Copy every entry word for word, but skip the pictures.

-- Begin RECORDS FOR THE TASK --

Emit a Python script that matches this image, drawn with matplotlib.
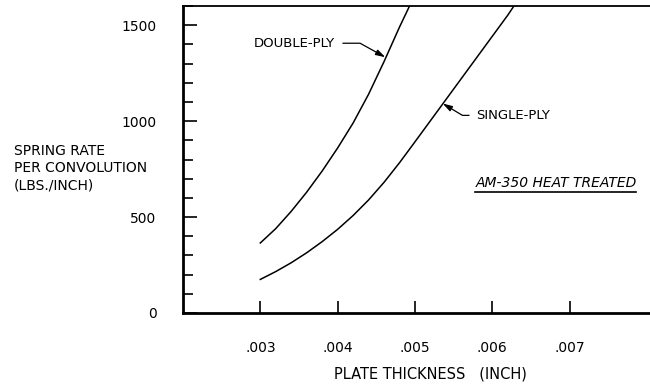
import matplotlib.pyplot as plt
from matplotlib.ticker import MultipleLocator, FixedLocator

# leituras do grafico
espessura_dupla = [0.0030, 0.0032, 0.0034, 0.0036, 0.0038, 0.0040, 0.0042,
                   0.0044, 0.0046, 0.0048, 0.00493]
taxa_dupla = [365, 440, 530, 630, 740, 860, 990, 1140, 1310, 1490, 1600]

espessura_simples = [0.0030, 0.0032, 0.0034, 0.0036, 0.0038, 0.0040, 0.0042,
                     0.0044, 0.0046, 0.0048, 0.0050, 0.0052, 0.0054, 0.0056,
                     0.0058, 0.0060, 0.0062, 0.00628]
taxa_simples = [175, 216, 262, 314, 372, 436, 508, 589, 681, 783, 892, 1002,
                1112, 1222, 1332, 1442, 1552, 1600]

xticks = [0.003, 0.004, 0.005, 0.006, 0.007]
xtick_labels = ['.003', '.004', '.005', '.006', '.007']
yticks = [0, 500, 1000, 1500]

plt.rcParams['font.family'] = 'DejaVu Sans'

fig = plt.figure(figsize=(6.5, 3.85), dpi=100)
ax = fig.add_axes([183 / 650, 1 - 313 / 385, 1 - 183 / 650, (313 - 6) / 385])

ax.plot(espessura_dupla, taxa_dupla, color='black', lw=1.1)
ax.plot(espessura_simples, taxa_simples, color='black', lw=1.1)

ax.set_xlim(0.002, 0.00804)
ax.set_ylim(0, 1600)

ax.spines['right'].set_visible(False)
ax.spines['left'].set_linewidth(2)
ax.spines['bottom'].set_linewidth(2)
ax.spines['top'].set_linewidth(1.3)

ax.xaxis.set_major_locator(FixedLocator(xticks))
ax.set_xticklabels(xtick_labels)
ax.yaxis.set_major_locator(FixedLocator(yticks))
ax.yaxis.set_minor_locator(MultipleLocator(100))
ax.tick_params(axis='x', direction='in', length=9, width=1.2, pad=20, labelsize=10)
ax.tick_params(axis='y', which='major', direction='in', length=10, width=1.2, pad=19, labelsize=10)
ax.tick_params(axis='y', which='minor', direction='in', length=7, width=1.2)

ax.annotate('DOUBLE-PLY', xy=(0.004617, 1333), xytext=(0.00396, 1406),
            ha='right', va='center', fontsize=9.5,
            arrowprops=dict(arrowstyle='-|>,head_length=0.6,head_width=0.18', color='black',
                            lw=0.9, relpos=(1, 0.5), shrinkA=4, shrinkB=0,
                            connectionstyle='angle,angleA=0,angleB=-29,rad=0'))
ax.annotate('SINGLE-PLY', xy=(0.005358, 1092), xytext=(0.005790, 1030),
            ha='left', va='center', fontsize=9.5,
            arrowprops=dict(arrowstyle='-|>,head_length=0.6,head_width=0.18', color='black',
                            lw=0.9, relpos=(0, 0.5), shrinkA=3, shrinkB=0,
                            connectionstyle='angle,angleA=180,angleB=-31,rad=0'))

ax.text(0.00579, 680, 'AM-350 HEAT TREATED', ha='left', va='center',
        fontsize=10, style='italic')
ax.plot([0.00578, 0.00786], [633, 633], color='black', lw=1.2)

fig.text(14 / 650, 1 - 168 / 385, 'SPRING RATE\nPER CONVOLUTION\n(LBS./INCH)',
         ha='left', va='center', fontsize=10, linespacing=1.3)
fig.text(430 / 650, 1 - 374 / 385, 'PLATE THICKNESS   (INCH)',
         ha='center', va='center', fontsize=10.5)

fig.savefig('out.png', dpi=100)
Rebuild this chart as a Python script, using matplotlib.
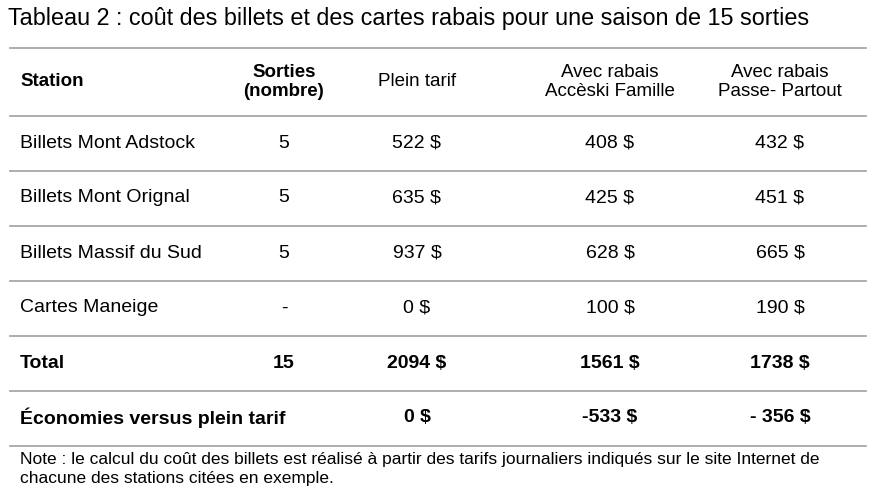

-- End RECORDS FOR THE TASK --

> [COMPLETED EXERCISE]
Emit a Python script that matches this image, drawn with matplotlib.
import matplotlib.pyplot as plt
from matplotlib.ticker import MultipleLocator, FixedLocator

# leituras do grafico
espessura_dupla = [0.0030, 0.0032, 0.0034, 0.0036, 0.0038, 0.0040, 0.0042,
                   0.0044, 0.0046, 0.0048, 0.00493]
taxa_dupla = [365, 440, 530, 630, 740, 860, 990, 1140, 1310, 1490, 1600]

espessura_simples = [0.0030, 0.0032, 0.0034, 0.0036, 0.0038, 0.0040, 0.0042,
                     0.0044, 0.0046, 0.0048, 0.0050, 0.0052, 0.0054, 0.0056,
                     0.0058, 0.0060, 0.0062, 0.00628]
taxa_simples = [175, 216, 262, 314, 372, 436, 508, 589, 681, 783, 892, 1002,
                1112, 1222, 1332, 1442, 1552, 1600]

xticks = [0.003, 0.004, 0.005, 0.006, 0.007]
xtick_labels = ['.003', '.004', '.005', '.006', '.007']
yticks = [0, 500, 1000, 1500]

plt.rcParams['font.family'] = 'DejaVu Sans'

fig = plt.figure(figsize=(6.5, 3.85), dpi=100)
ax = fig.add_axes([183 / 650, 1 - 313 / 385, 1 - 183 / 650, (313 - 6) / 385])

ax.plot(espessura_dupla, taxa_dupla, color='black', lw=1.1)
ax.plot(espessura_simples, taxa_simples, color='black', lw=1.1)

ax.set_xlim(0.002, 0.00804)
ax.set_ylim(0, 1600)

ax.spines['right'].set_visible(False)
ax.spines['left'].set_linewidth(2)
ax.spines['bottom'].set_linewidth(2)
ax.spines['top'].set_linewidth(1.3)

ax.xaxis.set_major_locator(FixedLocator(xticks))
ax.set_xticklabels(xtick_labels)
ax.yaxis.set_major_locator(FixedLocator(yticks))
ax.yaxis.set_minor_locator(MultipleLocator(100))
ax.tick_params(axis='x', direction='in', length=9, width=1.2, pad=20, labelsize=10)
ax.tick_params(axis='y', which='major', direction='in', length=10, width=1.2, pad=19, labelsize=10)
ax.tick_params(axis='y', which='minor', direction='in', length=7, width=1.2)

ax.annotate('DOUBLE-PLY', xy=(0.004617, 1333), xytext=(0.00396, 1406),
            ha='right', va='center', fontsize=9.5,
            arrowprops=dict(arrowstyle='-|>,head_length=0.6,head_width=0.18', color='black',
                            lw=0.9, relpos=(1, 0.5), shrinkA=4, shrinkB=0,
                            connectionstyle='angle,angleA=0,angleB=-29,rad=0'))
ax.annotate('SINGLE-PLY', xy=(0.005358, 1092), xytext=(0.005790, 1030),
            ha='left', va='center', fontsize=9.5,
            arrowprops=dict(arrowstyle='-|>,head_length=0.6,head_width=0.18', color='black',
                            lw=0.9, relpos=(0, 0.5), shrinkA=3, shrinkB=0,
                            connectionstyle='angle,angleA=180,angleB=-31,rad=0'))

ax.text(0.00579, 680, 'AM-350 HEAT TREATED', ha='left', va='center',
        fontsize=10, style='italic')
ax.plot([0.00578, 0.00786], [633, 633], color='black', lw=1.2)

fig.text(14 / 650, 1 - 168 / 385, 'SPRING RATE\nPER CONVOLUTION\n(LBS./INCH)',
         ha='left', va='center', fontsize=10, linespacing=1.3)
fig.text(430 / 650, 1 - 374 / 385, 'PLATE THICKNESS   (INCH)',
         ha='center', va='center', fontsize=10.5)

fig.savefig('out.png', dpi=100)
Rebuild this chart as a Python script, using matplotlib.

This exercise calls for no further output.